那天,我见小燕子已羽翼丰满,开始跟燕妈妈、燕爸爸学飞行了。见它们扑棱着小翅膀,一会飞高一会飞低,学得有模有样,不时还发出喜悦的欢笑。燕妈妈一丝不苟地做着示范,燕爸爸耐心细致地指导着。几个小燕子欢快地练习着,有的胆大飞得很高,燕妈担心地跟在一旁鼓励;有的胆小的飞得很低,燕爸爸就语重心长地告诫要勇敢起来!

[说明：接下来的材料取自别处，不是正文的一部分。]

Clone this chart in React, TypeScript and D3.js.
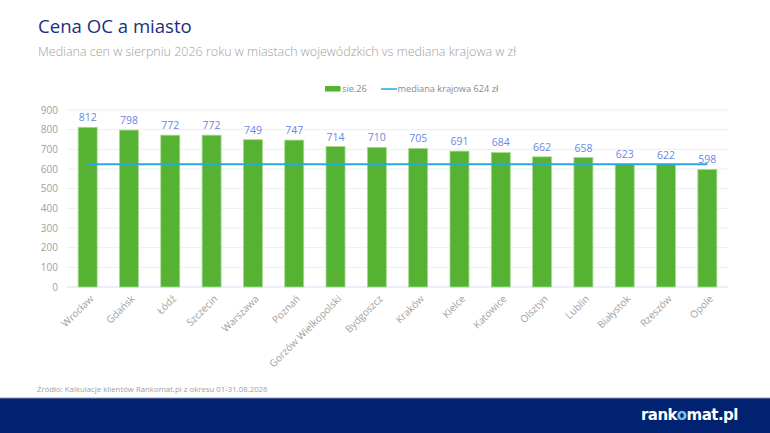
import React from 'react';
import * as d3 from 'd3';

const cities = [
  'Wrocław', 'Gdańsk', 'Łódź', 'Szczecin', 'Warszawa', 'Poznań', 'Gorzów Wielkopolski',
  'Bydgoszcz', 'Kraków', 'Kielce', 'Katowice', 'Olsztyn', 'Lublin', 'Białystok', 'Rzeszów', 'Opole',
];
const prices = [812, 798, 772, 772, 749, 747, 714, 710, 705, 691, 684, 662, 658, 623, 622, 598];
const nationalMedian = 624;
const yTicks = [0, 100, 200, 300, 400, 500, 600, 700, 800, 900];

const W = 770;
const H = 433;
const FONT = '"Open Sans", "Noto Sans", sans-serif';

export default function App() {
  const margin = { left: 67, right: 42, top: 110, bottom: 146 };
  const innerW = W - margin.left - margin.right;
  const innerH = H - margin.top - margin.bottom;

  const x = d3.scaleBand<string>().domain(cities).range([0, innerW]).paddingInner(0.54).paddingOuter(0.27);
  const y = d3.scaleLinear().domain([0, 900]).range([innerH, 0]);

  const first = x(cities[0])! + x.bandwidth() / 2;
  const last = x(cities[cities.length - 1])! + x.bandwidth() / 2;

  return (
    <svg width={W} height={H} style={{ display: 'block', position: 'absolute', left: 0, top: 0 }} fontFamily={FONT}>
      <rect width={W} height={H} fill="#fff" />
      <text x={38} y={33} fontSize={18.6} fill="#1b2f80">Cena OC a miasto</text>
      <text x={38} y={56} fontSize={12.5} fill="#a0a0a0" fontWeight={300}>
        Mediana cen w sierpniu 2026 roku w miastach wojewódzkich vs mediana krajowa w zł
      </text>

      {/* legend */}
      <g fontSize={9.2} fill="#8a8a8a">
        <rect x={325} y={86} width={15.5} height={5.5} fill="#56b233" />
        <text x={342} y={92}>sie.26</text>
        <line x1={381} x2={397} y1={89} y2={89} stroke="#29a8e0" strokeWidth={1.5} />
        <text x={397.5} y={92}>mediana krajowa 624 zł</text>
      </g>

      <g transform={`translate(${margin.left},${margin.top})`}>
        {yTicks.map((t) => (
          <g key={t}>
            <line x1={0} x2={innerW} y1={y(t)} y2={y(t)} stroke={t === 0 ? '#e3eafa' : '#eeeeee'} strokeWidth={t === 0 ? 1.5 : 1} />
            <text x={-9} y={y(t)} dy="0.35em" textAnchor="end" fontSize={10} fill="#a0a0a0">{t}</text>
          </g>
        ))}

        {cities.map((c, i) => (
          <rect
            key={c}
            x={x(c)!}
            y={y(prices[i])}
            width={x.bandwidth()}
            height={innerH - y(prices[i])}
            fill="#56b233"
            stroke="#a8dc94"
            strokeWidth={0.8}
          />
        ))}

        <line x1={first} x2={last} y1={y(nationalMedian)} y2={y(nationalMedian)} stroke="#29a8e0" strokeWidth={2} />

        {cities.map((c, i) => (
          <text
            key={c}
            x={x(c)! + x.bandwidth() / 2}
            y={y(prices[i]) - 6}
            textAnchor="middle"
            fontSize={10.5}
            fill="#6b87e6"
          >
            {prices[i]}
          </text>
        ))}

        {cities.map((c) => {
          const cx = x(c)! + x.bandwidth() / 2 + 4;
          return (
            <text
              key={c}
              transform={`translate(${cx},${innerH + 10}) rotate(-45)`}
              textAnchor="end"
              fontSize={10}
              fill="#a0a0a0"
              dy="0.35em"
            >
              {c}
            </text>
          );
        })}
      </g>

      <text x={37} y={392} fontSize={7.8} fill="#a0a0a0">
        Źródło: Kalkulacje klientów Rankomat.pl z okresu 01-31.08.2026
      </text>

      <rect x={0} y={398} width={W} height={H - 398} fill="#002270" />
      <line x1={0} x2={W} y1={398} y2={398} stroke="#8a93b8" strokeWidth={1} />
      <text x={738} y={420} textAnchor="end" fontSize={15} fontWeight={800} fill="#ffffff" fontFamily='"DejaVu Sans", sans-serif' letterSpacing={-0.5}>
        rank<tspan fill="#6fc6ec">o</tspan>mat.pl
      </text>
    </svg>
  );
}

那天,火红的朝阳喷薄而出,燕妈妈、燕爸爸带领小燕子们,箭一般地 飞向了蔚蓝的天空,眨眼间,它们已经翱翔在高高的天际 ,不见了影子。从此,只看到两只老燕在巢里默默地安静守候,可能在等待远走高飞实现梦想的儿女(小燕子)归来吧。
那年,由于哥哥工作积极勤恳,被厂子破例转为正式职工。爸爸、妈妈、我,瞧着燕窝看了好一会儿。哥哥莫名其妙,以为燕窝里有宝贝似的,可是燕子已经飞回南方了。他不由自主地朝我们高兴地笑着,好像在为我们的举动偷笑。父亲看着母亲,又和我一起凝望着燕窝,又一起笑着,并异口同声:希望燕子明年再来我家。